John Proctor is the Villain is a story about a group of young, high school girls, around the time of the Me Too movement, with its impact on them, the local community as well as the trials of growing up, boys, pop culture, feminism, growing bodies and minds and confusing feelings. We see it from their conversations in their literature class with their young male teacher, their after-school feminist club and the moments in between, before and after school where an empty classroom is meant to be a place of sanctuary but doesn’t hold itself as that safe space. As they delve into sex education and The Crucible, their lives unravel, almost mirroring the story-line of the play with woman being the blame, men supported for wrongdoings and gossip running riot, resulting in them really reaching their feminist height, pulling the boys along with them and fighting back.
Remembering my own days of reading and performing The Crucible at school, this already evoked memories of discussing the play and its impression upon me as a young wannabe-actor. However, even these nearly 20 years later, I found myself newly informed and immersed in the discussions, factoring that John Proctor was pictured a hero and the women still as the villains. A story about the dangerous spread of gossip and rumour, we still side with his stoicism and rarely comment on the play being written by a male and the male view on the female characters. I found myself already with a renewed outlook, feeling like I was one of the girls discussing this and all the interpretations. Oh my horror when I remember how I was cast as Proctor way back when…
There’s a real sense of relatability as a female – while set in America, teenage girls are teenage girls, and all the performers (Lauren Ajufo, Holly Howden Gilchrist, Clare Hughes, Miya James and Sadie Soverall) evoke that youthful-ness, excited-ness and awkwardness that we all felt at that age. In a specific time where our minds and bodies are growing, our brains being somewhat working towards adulthood but still children, they brought this to life without it feeling satirical or unnatural. Each with their own personalities, there was no stereotyping here but something still very relatable. The excitement over a boy liking you, the girlish crush on your young teacher, the blow ups of friendships and family… all so normal yet still so dramatic. We want to be part of them, and we gasp and laugh as they do. We want to dance when they dance and we cheer them on when they fight back. Their relationships are so easy and natural and funny – so teenage and so girl-like. I can remember those moments with my own friends back at school.

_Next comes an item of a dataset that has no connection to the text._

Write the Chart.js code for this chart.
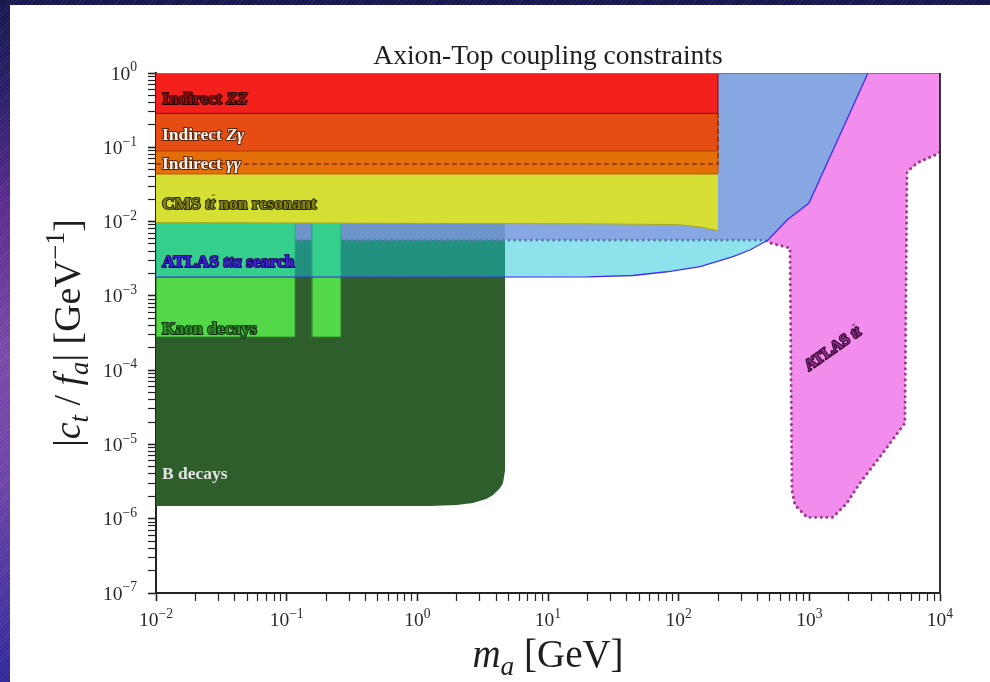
<!DOCTYPE html>
<html>
<head>
<meta charset="utf-8">
<script src="https://cdn.jsdelivr.net/npm/chart.js@4.4.1/dist/chart.umd.min.js"></script>
<style>
  html, body { margin: 0; padding: 0; }
  body {
    width: 990px; height: 682px; overflow: hidden; position: relative;
    background:
      repeating-linear-gradient(135deg, rgba(255,255,255,0.07) 0 1px, rgba(0,0,0,0) 1px 3px),
      linear-gradient(180deg, #15154e 0%, #2a1f6a 14%, #5a2a8e 30%, #7a48a8 52%, #6e44a8 70%, #4c36a2 86%, #30289a 100%);
  }
  #panel { position: absolute; left: 10px; top: 5px; width: 980px; height: 677px; background: #fff; }
  canvas { display: block; }
</style>
</head>
<body>
<div id="panel"><canvas id="chart" width="980" height="677"></canvas></div>
<script>
// axis decades (log10 of m_a [GeV] and |c_t/f_a| [GeV^-1])
const xDecades = [-2, -1, 0, 1, 2, 3, 4];
const yDecades = [-7, -6, -5, -4, -3, -2, -1, 0];

// indirect bounds, flat up to m_a = 200 GeV
const indirectMax = 200;
const zzLow = 0.286;
const zgLow = 0.089;
const ggLow = 0.0437;
const ggDashed = 0.0596;

// CMS tt non resonant, lower edge
const cmsMass = [0.01, 25, 97, 146, 200];
const cmsLow = [0.0097, 0.0093, 0.0091, 0.0085, 0.0075];

// ATLAS tta search, lower edge
const ttaMass = [0.01, 20, 44.7, 81.5, 146, 261, 351, 483, 675, 994, 2810];
const ttaLow = [0.00179, 0.0018, 0.00188, 0.00211, 0.00247, 0.00337, 0.00414, 0.00565, 0.0105, 0.0178, 1];

// ATLAS tt, lower edge
const ttMass = [0.01, 458, 500, 711, 736, 776, 959, 1520, 1940, 2440, 3660, 5390, 5590, 6670, 9480, 10000];
const ttLow = [0.00565, 0.00565, 0.00515, 0.0044, 2.44e-6, 1.53e-6, 1.05e-6, 1.05e-6, 1.63e-6, 3.03e-6, 7.7e-6, 1.94e-5, 0.0465, 0.0615, 0.081, 0.086];

// Kaon decays
const kaonBins = [[0.01, 0.116], [0.156, 0.26]];
const kaonLow = 2.8e-4;
const kaonHigh = 0.01;

// B decays, lower edge
const bMass = [0.01, 1.25, 2.0, 2.67, 3.4, 3.8, 4.3, 4.53, 4.69, 4.69];
const bLow = [1.48e-6, 1.48e-6, 1.53e-6, 1.63e-6, 1.85e-6, 2.09e-6, 2.6e-6, 3.03e-6, 4.5e-6, 1];

const serif = '"Liberation Serif", "DejaVu Serif", serif';

function points(xs, ys) {
  return xs.map((x, i) => ({ x: x, y: ys[i] }));
}

// ==================== DATASETS (bottom -> top) ====================

const datasets = [
  {
    label: "B decays",
    data: points(bMass, bLow),
    backgroundColor: "#2e5e2b",
    borderWidth: 0,
    fill: "end",
  },
  {
    label: "ATLAS tt",
    data: points(ttMass, ttLow),
    backgroundColor: "rgba(240, 107, 231, 0.77)",
    borderColor: "#a2368f",
    borderWidth: 3,
    borderDash: [0.1, 5.5],
    borderCapStyle: "round",
    fill: "end",
  },
];

kaonBins.forEach(([lo, hi]) => {
  datasets.push({
    label: "Kaon decays",
    data: points([lo, lo, hi, hi], [kaonHigh, kaonLow, kaonLow, kaonHigh]),
    backgroundColor: "#53d848",
    borderColor: "rgba(50, 140, 40, 0.8)",
    borderWidth: 1,
    fill: "end",
  });
});

datasets.push(
  {
    label: "ATLAS tta search",
    data: points(ttaMass, ttaLow),
    backgroundColor: "rgba(22, 196, 214, 0.49)",
    borderColor: "#4030ee",
    borderWidth: 1.3,
    fill: "end",
  },
  {
    label: "CMS tt non resonant",
    data: points(cmsMass, cmsLow),
    backgroundColor: "#d6df33",
    borderColor: "#a8a820",
    borderWidth: 1,
    fill: "end",
  },
  {
    label: "Indirect gg",
    data: points([0.01, indirectMax, indirectMax], [ggLow, ggLow, zgLow]),
    backgroundColor: "#e46f08",
    borderColor: "#b85a10",
    borderWidth: 1,
    fill: "end",
  },
  {
    label: "Indirect Zg",
    data: points([0.01, indirectMax, indirectMax], [zgLow, zgLow, zzLow]),
    backgroundColor: "#e54d12",
    borderColor: "#a8400e",
    borderWidth: 1,
    fill: "end",
  },
  {
    label: "Indirect ZZ",
    data: points([0.01, indirectMax, indirectMax], [zzLow, zzLow, 1]),
    backgroundColor: "#f4201b",
    borderColor: "#6e1410",
    borderWidth: 1,
    fill: "end",
  },
  {
    label: "Indirect gg (dashed)",
    data: points([0.01, indirectMax, indirectMax], [ggDashed, ggDashed, zzLow]),
    borderColor: "#8a2c0c",
    borderWidth: 1.4,
    borderDash: [5, 3],
    fill: false,
  }
);

datasets.forEach((d, i) => {
  d.order = datasets.length - i;
  d.pointRadius = 0;
  d.tension = 0;
});

// ==================== TEXT HELPERS ====================

function fontFor(size, p) {
  return `${p.i ? "italic" : "normal"} ${p.b ? "bold" : "normal"} ${size}px ${serif}`;
}

function drawRich(ctx, parts, x, y, size, align, fill, stroke, strokeWidth) {
  let total = 0;
  const widths = parts.map((p) => {
    ctx.font = fontFor(size * (p.s || 1), p);
    const w = ctx.measureText(p.t).width;
    total += w;
    return w;
  });
  let cx = align === "center" ? x - total / 2 : align === "right" ? x - total : x;
  ctx.textAlign = "left";
  ctx.textBaseline = "alphabetic";
  parts.forEach((p, k) => {
    ctx.font = fontFor(size * (p.s || 1), p);
    const yy = y + (p.dy || 0) * size;
    if (stroke) {
      ctx.lineWidth = strokeWidth;
      ctx.strokeStyle = stroke;
      ctx.lineJoin = "round";
      ctx.strokeText(p.t, cx, yy);
    }
    ctx.fillStyle = fill;
    ctx.fillText(p.t, cx, yy);
    if (p.bar) {
      ctx.beginPath();
      ctx.lineWidth = 1.3;
      ctx.strokeStyle = fill;
      ctx.moveTo(cx + widths[k] * 0.25, yy - size * 0.78);
      ctx.lineTo(cx + widths[k] * 1.05, yy - size * 0.78);
      ctx.stroke();
    }
    cx += widths[k];
  });
}

function expLabel(d) {
  return [{ t: "10" }, { t: String(d).replace("-", "\u2212"), s: 0.7, dy: -0.42 }];
}

const regionLabels = [
  { parts: [{ t: "Indirect ", b: 1 }, { t: "ZZ", i: 1, b: 1 }], m: 0.0111, c: 0.461, fill: "#8a0f0f", stroke: "#2a0000" },
  { parts: [{ t: "Indirect ", b: 1 }, { t: "Z\u03b3", i: 1, b: 1 }], m: 0.0111, c: 0.151, fill: "#f6f2ec", stroke: "#5a2208" },
  { parts: [{ t: "Indirect ", b: 1 }, { t: "\u03b3\u03b3", i: 1, b: 1 }], m: 0.0111, c: 0.0614, fill: "#f6f2ec", stroke: "#5a2208" },
  { parts: [{ t: "CMS ", b: 1 }, { t: "t", i: 1, b: 1 }, { t: "t", i: 1, b: 1, bar: 1 }, { t: " non resonant", b: 1 }], m: 0.0111, c: 0.0178, fill: "#85850f", stroke: "#262600" },
  { parts: [{ t: "ATLAS ", b: 1 }, { t: "tta", i: 1, b: 1 }, { t: " search", b: 1 }], m: 0.0111, c: 0.00295, fill: "#3d1fe0", stroke: "#1a0a55" },
  { parts: [{ t: "Kaon decays", b: 1 }], m: 0.0111, c: 3.69e-4, fill: "#2f8f28", stroke: "#0d2a0a" },
  { parts: [{ t: "B decays", b: 1 }], m: 0.0111, c: 4.13e-6, fill: "#e4e4e4" },
  { parts: [{ t: "ATLAS ", b: 1 }, { t: "t", i: 1, b: 1 }, { t: "t", i: 1, b: 1, bar: 1 }], m: 1490, c: 1.99e-4, rot: -35, fill: "#8c2a86", stroke: "#2a0626" },
];

const regionText = {
  id: "regionText",
  afterDatasetsDraw(chart) {
    const { ctx, scales } = chart;
    const size = 17.5;
    ctx.save();
    regionLabels.forEach((l) => {
      const px = scales.x.getPixelForValue(l.m);
      const py = scales.y.getPixelForValue(l.c);
      if (l.rot) {
        ctx.save();
        ctx.translate(px, py);
        ctx.rotate((l.rot * Math.PI) / 180);
        drawRich(ctx, l.parts, 0, size * 0.33, 16, "center", l.fill, l.stroke, 2);
        ctx.restore();
      } else {
        drawRich(ctx, l.parts, px, py + size * 0.33, size, "left", l.fill, l.stroke, 2);
      }
    });
    ctx.restore();
  },
};

const axisText = {
  id: "axisText",
  afterDraw(chart) {
    const { ctx, chartArea, scales } = chart;
    ctx.save();

    // frame: top and right spines
    ctx.beginPath();
    ctx.strokeStyle = "#777";
    ctx.lineWidth = 1;
    ctx.moveTo(chartArea.left, chartArea.top + 0.5);
    ctx.lineTo(chartArea.right, chartArea.top + 0.5);
    ctx.stroke();
    ctx.beginPath();
    ctx.strokeStyle = "#333";
    ctx.lineWidth = 2;
    ctx.moveTo(chartArea.right, chartArea.top);
    ctx.lineTo(chartArea.right, chartArea.bottom);
    ctx.stroke();

    // tick labels
    xDecades.forEach((d) => {
      const px = scales.x.getPixelForValue(Math.pow(10, d));
      drawRich(ctx, expLabel(d), px, chartArea.bottom + 33, 19.5, "center", "#2a2a2a");
    });
    yDecades.forEach((d) => {
      const py = scales.y.getPixelForValue(Math.pow(10, d));
      drawRich(ctx, expLabel(d), chartArea.left - 19, py + 6.5, 19.5, "right", "#2a2a2a");
    });

    // axis titles
    const xc = (chartArea.left + chartArea.right) / 2;
    drawRich(
      ctx,
      [{ t: "m", i: 1 }, { t: "a", i: 1, s: 0.7, dy: 0.2 }, { t: " [GeV]" }],
      xc, chartArea.bottom + 74, 39, "center", "#1e1e1e"
    );
    const yc = (chartArea.top + chartArea.bottom) / 2;
    ctx.save();
    ctx.translate(70, yc);
    ctx.rotate(-Math.PI / 2);
    drawRich(
      ctx,
      [
        { t: "|" }, { t: "c", i: 1 }, { t: "t", i: 1, s: 0.7, dy: 0.2 }, { t: " / " },
        { t: "f", i: 1 }, { t: "a", i: 1, s: 0.7, dy: 0.2 }, { t: "|" },
        { t: " [GeV" }, { t: "\u22121", s: 0.7, dy: -0.42 }, { t: "]" },
      ],
      0, 0, 38, "center", "#1e1e1e"
    );
    ctx.restore();
    ctx.restore();
  },
};

// ==================== SCALES ====================

function logTicks(decades) {
  const ticks = [];
  decades.forEach((d, i) => {
    ticks.push({ value: Math.pow(10, d), major: true });
    if (i < decades.length - 1) {
      for (let k = 2; k <= 9; k++) ticks.push({ value: k * Math.pow(10, d), major: false });
    }
  });
  return ticks;
}

const gridStyle = {
  drawOnChartArea: false,
  drawTicks: true,
  tickLength: 8,
  tickColor: "#222",
  tickWidth: (c) => (c.tick && c.tick.major ? 1.6 : 1.2),
};

new Chart(document.getElementById("chart"), {
  type: "line",
  data: { datasets: datasets },
  options: {
    responsive: false,
    animation: false,
    layout: { padding: { top: 29, right: 50, left: 0, bottom: 0 } },
    plugins: {
      legend: { display: false },
      tooltip: { enabled: false },
      title: {
        display: true,
        text: "Axion-Top coupling constraints",
        fullSize: false,
        color: "#1e1e1e",
        font: { family: serif, size: 27.5, weight: "normal" },
        padding: { top: 6, bottom: 0 },
      },
    },
    scales: {
      x: {
        type: "logarithmic",
        min: Math.pow(10, xDecades[0]),
        max: Math.pow(10, xDecades[xDecades.length - 1]),
        afterBuildTicks: (scale) => { scale.ticks = logTicks(xDecades); },
        afterFit: (scale) => { scale.height = 89; },
        ticks: { display: false },
        grid: gridStyle,
        border: { color: "#222", width: 2 },
      },
      y: {
        type: "logarithmic",
        min: Math.pow(10, yDecades[0]),
        max: Math.pow(10, yDecades[yDecades.length - 1]),
        afterBuildTicks: (scale) => { scale.ticks = logTicks(yDecades); },
        afterFit: (scale) => { scale.width = 146; },
        ticks: { display: false },
        grid: gridStyle,
        border: { color: "#222", width: 2 },
      },
    },
  },
  plugins: [regionText, axisText],
});
</script>
</body>
</html>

When things get hard, we feel it. And we remember it from our own time. While the shocking turn of events may not have happened to us in our lives, we maybe heard stories of it in other places with other people, and went through our own serious moments while trying to grow up and be children at the same time. It’s still shocking and the theatrical techniques used to drop these bombshells is impactful. It only heightens the great acting on stage. The lighting, scene changes, spotlights highlighting character’s feelings at the time, all add to enhance this production from the script to the stage.

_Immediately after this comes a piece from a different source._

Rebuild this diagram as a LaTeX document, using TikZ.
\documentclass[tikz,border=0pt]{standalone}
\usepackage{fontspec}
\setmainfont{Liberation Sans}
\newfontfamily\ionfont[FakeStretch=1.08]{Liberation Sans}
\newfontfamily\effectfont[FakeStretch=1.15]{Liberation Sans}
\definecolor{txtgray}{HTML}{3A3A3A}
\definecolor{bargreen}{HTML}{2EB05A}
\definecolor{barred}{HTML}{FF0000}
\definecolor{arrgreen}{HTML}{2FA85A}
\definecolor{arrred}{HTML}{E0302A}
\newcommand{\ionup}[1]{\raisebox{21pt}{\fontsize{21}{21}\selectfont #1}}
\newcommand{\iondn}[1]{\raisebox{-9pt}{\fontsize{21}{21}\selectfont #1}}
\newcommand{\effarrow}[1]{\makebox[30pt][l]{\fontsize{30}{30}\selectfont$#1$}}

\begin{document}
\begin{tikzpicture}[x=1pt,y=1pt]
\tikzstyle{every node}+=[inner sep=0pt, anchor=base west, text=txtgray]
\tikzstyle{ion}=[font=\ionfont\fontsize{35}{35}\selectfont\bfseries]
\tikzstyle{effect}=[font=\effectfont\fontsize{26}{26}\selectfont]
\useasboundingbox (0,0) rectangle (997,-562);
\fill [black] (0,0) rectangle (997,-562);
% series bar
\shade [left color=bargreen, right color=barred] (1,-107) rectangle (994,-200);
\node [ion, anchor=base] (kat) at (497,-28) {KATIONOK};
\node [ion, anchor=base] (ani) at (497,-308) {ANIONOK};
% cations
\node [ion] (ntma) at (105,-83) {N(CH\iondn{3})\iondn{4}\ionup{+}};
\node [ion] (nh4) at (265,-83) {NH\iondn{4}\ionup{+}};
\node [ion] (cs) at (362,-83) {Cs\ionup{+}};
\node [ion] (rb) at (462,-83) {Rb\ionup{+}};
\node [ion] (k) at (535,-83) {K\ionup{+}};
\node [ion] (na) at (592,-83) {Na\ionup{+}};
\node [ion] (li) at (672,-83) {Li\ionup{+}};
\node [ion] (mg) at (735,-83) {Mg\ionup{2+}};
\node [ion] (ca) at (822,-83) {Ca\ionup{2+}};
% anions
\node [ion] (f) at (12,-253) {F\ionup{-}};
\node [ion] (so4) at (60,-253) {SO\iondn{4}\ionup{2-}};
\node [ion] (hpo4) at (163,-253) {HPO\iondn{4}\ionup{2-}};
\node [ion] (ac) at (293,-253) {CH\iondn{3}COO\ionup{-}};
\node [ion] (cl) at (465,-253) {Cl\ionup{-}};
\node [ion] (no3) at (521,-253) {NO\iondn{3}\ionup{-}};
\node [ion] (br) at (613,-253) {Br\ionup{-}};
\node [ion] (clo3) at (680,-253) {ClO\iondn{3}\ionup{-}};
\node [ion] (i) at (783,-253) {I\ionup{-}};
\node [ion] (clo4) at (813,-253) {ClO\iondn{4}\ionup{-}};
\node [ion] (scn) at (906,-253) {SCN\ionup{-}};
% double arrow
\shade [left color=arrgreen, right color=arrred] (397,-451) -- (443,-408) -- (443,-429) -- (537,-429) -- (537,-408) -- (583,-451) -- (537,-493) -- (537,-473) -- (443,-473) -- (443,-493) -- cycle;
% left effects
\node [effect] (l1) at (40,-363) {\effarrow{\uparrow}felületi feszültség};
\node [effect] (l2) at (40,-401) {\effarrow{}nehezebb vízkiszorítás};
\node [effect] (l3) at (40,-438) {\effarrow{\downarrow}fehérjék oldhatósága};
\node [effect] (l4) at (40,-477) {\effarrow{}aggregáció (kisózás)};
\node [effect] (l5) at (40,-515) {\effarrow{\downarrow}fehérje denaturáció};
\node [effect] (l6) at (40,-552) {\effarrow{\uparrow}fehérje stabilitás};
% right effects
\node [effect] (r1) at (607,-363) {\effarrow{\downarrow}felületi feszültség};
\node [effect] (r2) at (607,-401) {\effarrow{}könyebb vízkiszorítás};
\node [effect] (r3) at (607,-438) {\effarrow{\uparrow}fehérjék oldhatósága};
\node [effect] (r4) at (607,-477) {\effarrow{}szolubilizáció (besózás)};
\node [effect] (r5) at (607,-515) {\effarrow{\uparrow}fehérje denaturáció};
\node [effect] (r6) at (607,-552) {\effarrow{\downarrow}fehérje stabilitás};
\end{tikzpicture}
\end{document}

One can’t go without a mention of Dónal Finn. Like many, I am on the Finn train after his recent appearances in The Other Bennet Sister and Young Sherlock. Already two very different characters in themselves, Finn throws in yet another drastic change of character as Mr Smith. A likeable, excitable character, we can’t help but have a girlish crush ourselves and lean to liking him. So when things are turned upside down, the change from our impression of him is still as shocking. His character doesn’t change necessarily but it is felt under the surface; something running as a current. And his uncomfortable-ness at the crescendo is plastered naturally across his face and enveloped in his tense body language, ready to burst. If you happen to see all 3 of these credits in quick succession, you will see what a real upcoming talented star this man is becoming. One to look out for.
John Proctor is the Villain is a triumph of a production, relatable yet sufficiently dramatic. It questions everything we were ever taught about a fantastic play and forces us to continue to question feminism and the long way we still have to go.